#### [Task to carry out]
Begin at the top of the records below and return each line exactly through the line with "2.5, 2.75, 3.0]". Skip pictures.

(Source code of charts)
————————

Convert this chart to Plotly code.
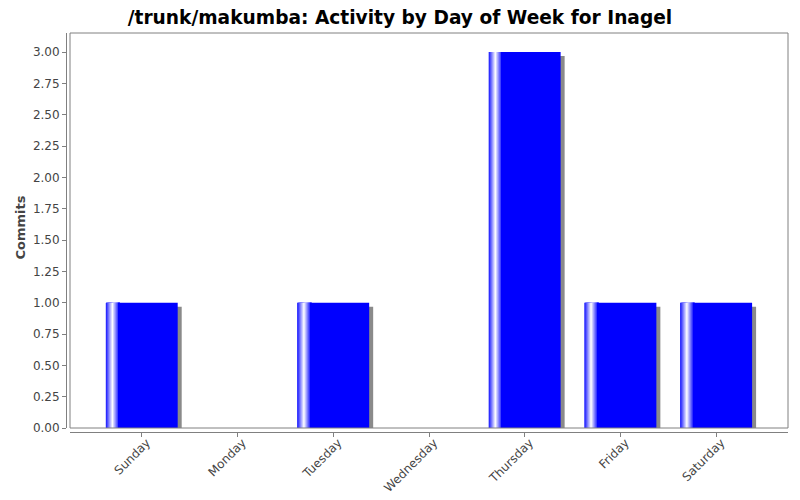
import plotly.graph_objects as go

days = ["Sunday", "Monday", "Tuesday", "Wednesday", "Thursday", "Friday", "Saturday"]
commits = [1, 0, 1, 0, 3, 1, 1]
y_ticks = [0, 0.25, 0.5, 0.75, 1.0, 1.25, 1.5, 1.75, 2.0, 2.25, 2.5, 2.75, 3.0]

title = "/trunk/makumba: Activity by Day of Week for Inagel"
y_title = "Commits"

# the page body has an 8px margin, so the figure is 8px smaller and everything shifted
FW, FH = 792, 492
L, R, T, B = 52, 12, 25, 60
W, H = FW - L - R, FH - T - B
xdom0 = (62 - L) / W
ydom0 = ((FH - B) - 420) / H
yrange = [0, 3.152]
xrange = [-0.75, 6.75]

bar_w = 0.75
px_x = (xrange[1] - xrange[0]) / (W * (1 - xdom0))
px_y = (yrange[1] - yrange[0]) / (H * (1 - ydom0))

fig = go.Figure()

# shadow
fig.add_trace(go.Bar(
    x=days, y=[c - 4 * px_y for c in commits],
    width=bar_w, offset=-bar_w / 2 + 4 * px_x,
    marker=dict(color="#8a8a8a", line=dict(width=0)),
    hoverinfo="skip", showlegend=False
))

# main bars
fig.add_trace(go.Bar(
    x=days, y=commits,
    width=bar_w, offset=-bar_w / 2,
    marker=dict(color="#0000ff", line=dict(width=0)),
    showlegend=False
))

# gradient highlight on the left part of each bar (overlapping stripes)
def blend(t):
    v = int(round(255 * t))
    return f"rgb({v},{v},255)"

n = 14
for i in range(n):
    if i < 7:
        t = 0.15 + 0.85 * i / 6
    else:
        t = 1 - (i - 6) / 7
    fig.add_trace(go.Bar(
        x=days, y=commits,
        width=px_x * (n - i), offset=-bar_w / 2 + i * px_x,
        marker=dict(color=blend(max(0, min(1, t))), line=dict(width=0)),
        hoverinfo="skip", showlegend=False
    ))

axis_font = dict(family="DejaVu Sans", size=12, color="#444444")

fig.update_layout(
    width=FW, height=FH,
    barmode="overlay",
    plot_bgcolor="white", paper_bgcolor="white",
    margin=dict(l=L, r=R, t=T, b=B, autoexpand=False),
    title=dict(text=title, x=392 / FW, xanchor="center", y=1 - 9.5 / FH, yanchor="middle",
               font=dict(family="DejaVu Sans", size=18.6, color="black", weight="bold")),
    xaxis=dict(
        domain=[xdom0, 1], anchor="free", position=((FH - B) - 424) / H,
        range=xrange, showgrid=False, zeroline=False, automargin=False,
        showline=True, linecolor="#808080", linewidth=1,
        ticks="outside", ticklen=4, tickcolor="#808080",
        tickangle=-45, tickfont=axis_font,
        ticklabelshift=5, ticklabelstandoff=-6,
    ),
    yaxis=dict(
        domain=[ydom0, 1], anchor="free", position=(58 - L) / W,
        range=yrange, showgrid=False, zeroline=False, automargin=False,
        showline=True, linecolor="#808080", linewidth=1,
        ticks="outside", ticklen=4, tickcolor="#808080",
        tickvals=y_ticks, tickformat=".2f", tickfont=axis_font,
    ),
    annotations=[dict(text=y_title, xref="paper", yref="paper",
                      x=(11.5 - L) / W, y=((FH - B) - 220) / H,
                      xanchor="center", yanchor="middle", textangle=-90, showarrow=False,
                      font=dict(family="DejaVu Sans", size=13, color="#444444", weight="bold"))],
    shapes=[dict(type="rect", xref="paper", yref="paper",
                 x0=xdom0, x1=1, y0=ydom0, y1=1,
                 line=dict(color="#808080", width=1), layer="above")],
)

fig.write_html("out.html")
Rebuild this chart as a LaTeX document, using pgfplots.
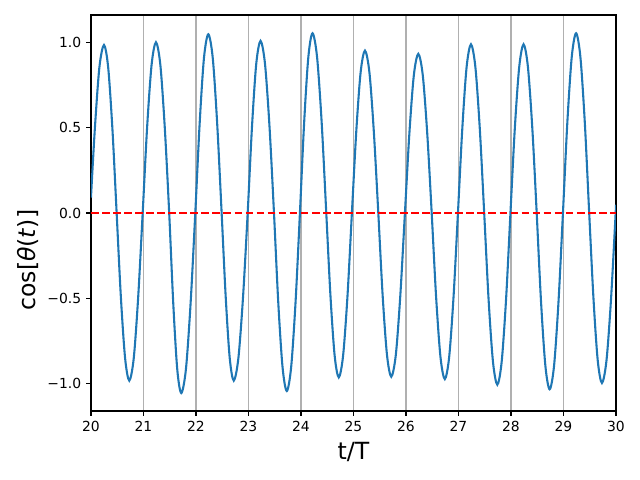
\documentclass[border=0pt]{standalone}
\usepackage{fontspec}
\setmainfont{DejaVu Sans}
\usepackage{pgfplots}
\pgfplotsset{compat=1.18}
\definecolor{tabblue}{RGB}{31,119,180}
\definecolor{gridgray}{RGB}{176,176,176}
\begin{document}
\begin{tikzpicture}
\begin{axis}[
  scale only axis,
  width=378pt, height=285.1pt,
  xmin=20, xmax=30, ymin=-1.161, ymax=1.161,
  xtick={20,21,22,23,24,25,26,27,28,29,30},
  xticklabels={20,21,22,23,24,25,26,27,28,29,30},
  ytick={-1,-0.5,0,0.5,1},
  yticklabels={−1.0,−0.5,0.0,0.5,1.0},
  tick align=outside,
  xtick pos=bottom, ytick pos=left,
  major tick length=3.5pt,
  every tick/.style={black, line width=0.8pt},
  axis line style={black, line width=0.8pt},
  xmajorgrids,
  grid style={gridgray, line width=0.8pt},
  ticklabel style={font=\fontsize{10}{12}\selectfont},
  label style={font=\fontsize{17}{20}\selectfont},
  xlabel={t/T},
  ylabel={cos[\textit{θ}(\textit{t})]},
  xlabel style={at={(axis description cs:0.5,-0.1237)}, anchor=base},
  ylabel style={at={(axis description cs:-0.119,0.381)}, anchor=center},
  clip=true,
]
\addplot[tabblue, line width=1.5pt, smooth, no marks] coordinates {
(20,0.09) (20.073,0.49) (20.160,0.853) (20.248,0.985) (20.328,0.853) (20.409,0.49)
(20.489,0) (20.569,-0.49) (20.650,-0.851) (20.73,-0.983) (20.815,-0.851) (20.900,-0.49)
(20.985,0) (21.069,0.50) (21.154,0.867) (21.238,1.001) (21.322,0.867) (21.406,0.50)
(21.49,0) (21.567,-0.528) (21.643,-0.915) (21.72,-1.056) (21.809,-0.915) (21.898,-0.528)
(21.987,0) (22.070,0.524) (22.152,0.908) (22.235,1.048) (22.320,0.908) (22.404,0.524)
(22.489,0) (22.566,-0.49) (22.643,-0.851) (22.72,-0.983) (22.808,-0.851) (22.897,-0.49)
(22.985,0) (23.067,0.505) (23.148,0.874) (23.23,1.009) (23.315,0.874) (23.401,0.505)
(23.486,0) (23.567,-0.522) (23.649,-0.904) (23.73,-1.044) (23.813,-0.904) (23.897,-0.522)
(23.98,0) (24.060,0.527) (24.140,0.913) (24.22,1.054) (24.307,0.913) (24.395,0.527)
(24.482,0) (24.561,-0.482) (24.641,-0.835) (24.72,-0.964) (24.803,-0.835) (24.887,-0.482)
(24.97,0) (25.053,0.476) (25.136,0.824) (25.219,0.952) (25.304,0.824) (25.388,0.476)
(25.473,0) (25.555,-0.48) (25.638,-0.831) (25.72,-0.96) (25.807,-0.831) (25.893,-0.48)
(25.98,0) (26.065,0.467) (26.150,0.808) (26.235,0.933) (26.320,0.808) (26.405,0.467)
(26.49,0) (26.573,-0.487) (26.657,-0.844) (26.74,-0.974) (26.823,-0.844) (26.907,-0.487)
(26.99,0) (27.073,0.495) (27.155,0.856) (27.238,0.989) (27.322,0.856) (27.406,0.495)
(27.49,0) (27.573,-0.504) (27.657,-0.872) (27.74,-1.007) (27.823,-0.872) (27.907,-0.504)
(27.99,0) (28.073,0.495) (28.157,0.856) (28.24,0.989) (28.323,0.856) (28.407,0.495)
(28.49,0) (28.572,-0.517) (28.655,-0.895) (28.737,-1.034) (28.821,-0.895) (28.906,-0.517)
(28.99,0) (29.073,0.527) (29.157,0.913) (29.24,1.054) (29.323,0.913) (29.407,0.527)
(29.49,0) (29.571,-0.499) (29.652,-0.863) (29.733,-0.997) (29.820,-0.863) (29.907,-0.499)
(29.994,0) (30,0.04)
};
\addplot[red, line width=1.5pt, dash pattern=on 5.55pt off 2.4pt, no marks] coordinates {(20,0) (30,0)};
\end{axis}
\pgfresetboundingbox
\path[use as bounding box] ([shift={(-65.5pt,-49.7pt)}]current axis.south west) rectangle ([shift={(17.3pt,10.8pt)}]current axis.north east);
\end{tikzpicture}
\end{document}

————————

#### [Complete response]
Convert this chart to Plotly code.
import plotly.graph_objects as go

days = ["Sunday", "Monday", "Tuesday", "Wednesday", "Thursday", "Friday", "Saturday"]
commits = [1, 0, 1, 0, 3, 1, 1]
y_ticks = [0, 0.25, 0.5, 0.75, 1.0, 1.25, 1.5, 1.75, 2.0, 2.25, 2.5, 2.75, 3.0]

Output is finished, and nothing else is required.